Blanca es religiosa y cumple la Cuaresma, época en la que no cocina nada de origen animal. Al margen de que las nuevas inquilinas sean practicantes o no, a Lana le pareció estupendo el menú porque es vegetariana.

Consuelo Alonso posa junto a Lana Schevchuk, con la que convive desde el pasado 4 de marzo
Consuelo Alonso posa junto a Lana Schevchuk, con la que convive desde el pasado 4 de marzo – JOSÉ RAMÓN LADRA

Las dos ucranianas se afanan en saber comunicarse en el que será su hogar por un periodo indefinido. «Todos los días aprendemos español y tratamos de aprenderlo muy rápido», coinciden. Su principal objetivo es mantenerse ellas mismas. «Estoy muy agradecida», remarca Lolita, «pero quiero encontrar un trabajo y vivir sola». «No voy a estar abusando de su confianza, cuanto antes encuentre trabajo antes podré estar sola», añade Lana. Ambas advierten que el traductor es impreciso; más que «estar sola», se refieren a ser independientes, a recuperar la normalidad que la guerra les arrebató de la noche a la mañana.

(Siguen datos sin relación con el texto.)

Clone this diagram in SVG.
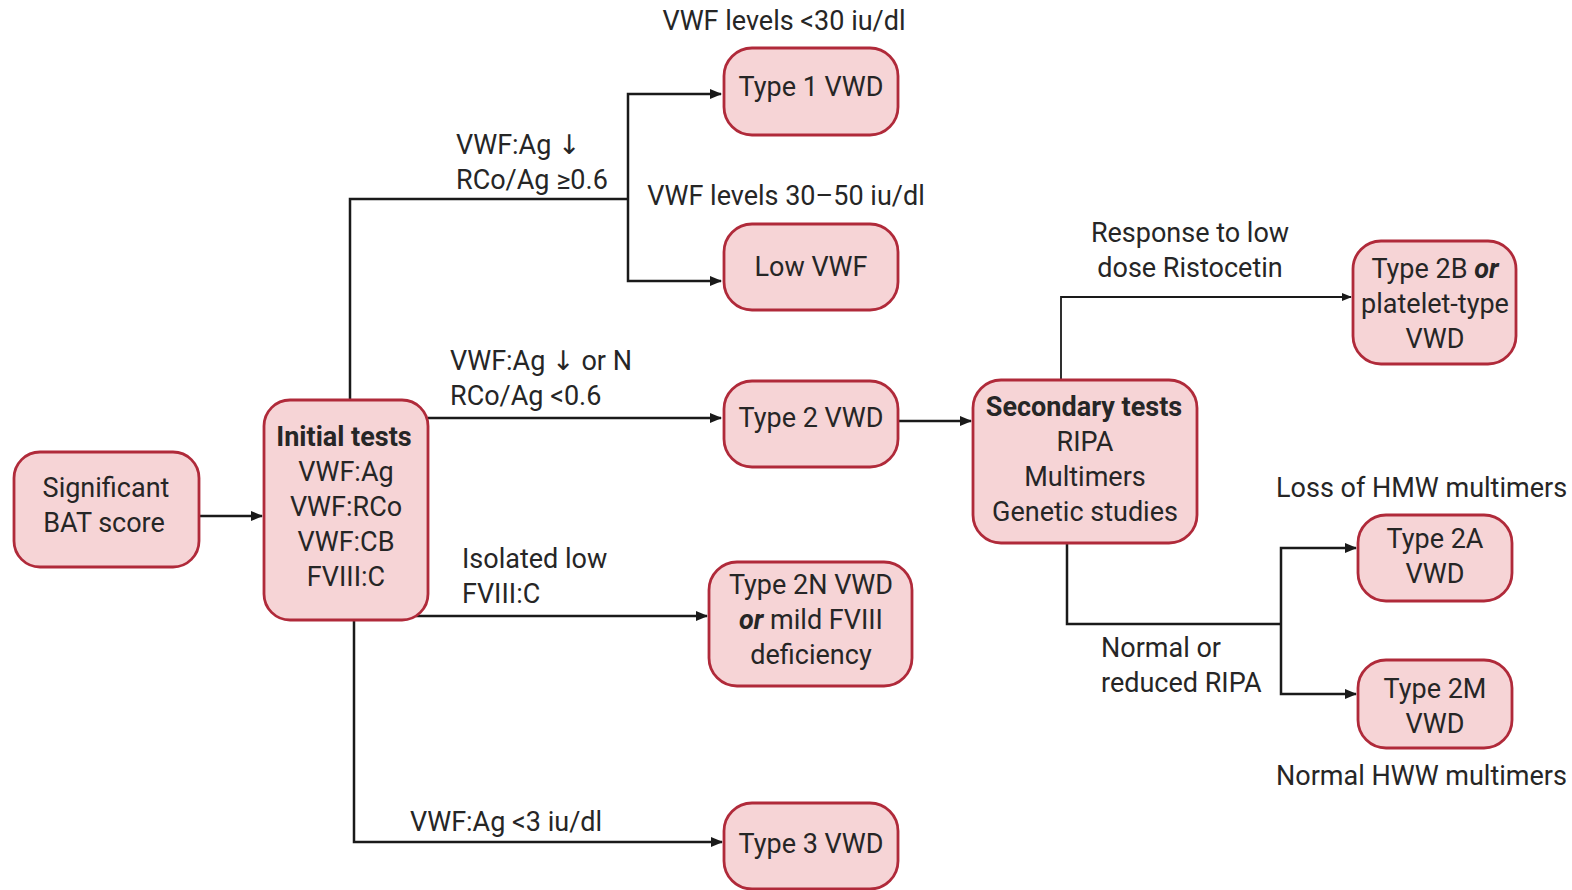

Las cuatro mujeres no comprenden sus respectivos lenguajes y, sin embargo, se entienden. Blanca aprovecha para lanzar un mensaje: «Quiero animar a la gente, muchas veces dices: “Sí, lo acojo, pero después, ¿qué?” Pues después, nada, es el día a día. Que hoy puedo hacer algo por los demás, genial». A la hora de las fotografías, Consuelo rodea con cariño los hombros de Lana. Es el turno de la otra pareja y, de pronto, a Lolita se le humedecen los ojos delante del objetivo. «Guapa», suelta Blanca enseguida, y le acaricia la mejilla, «tranquila». Lolita no sabe lo que ha dicho, pero agarra su mano y le regala una sonrisa entre los disparos de la cámara.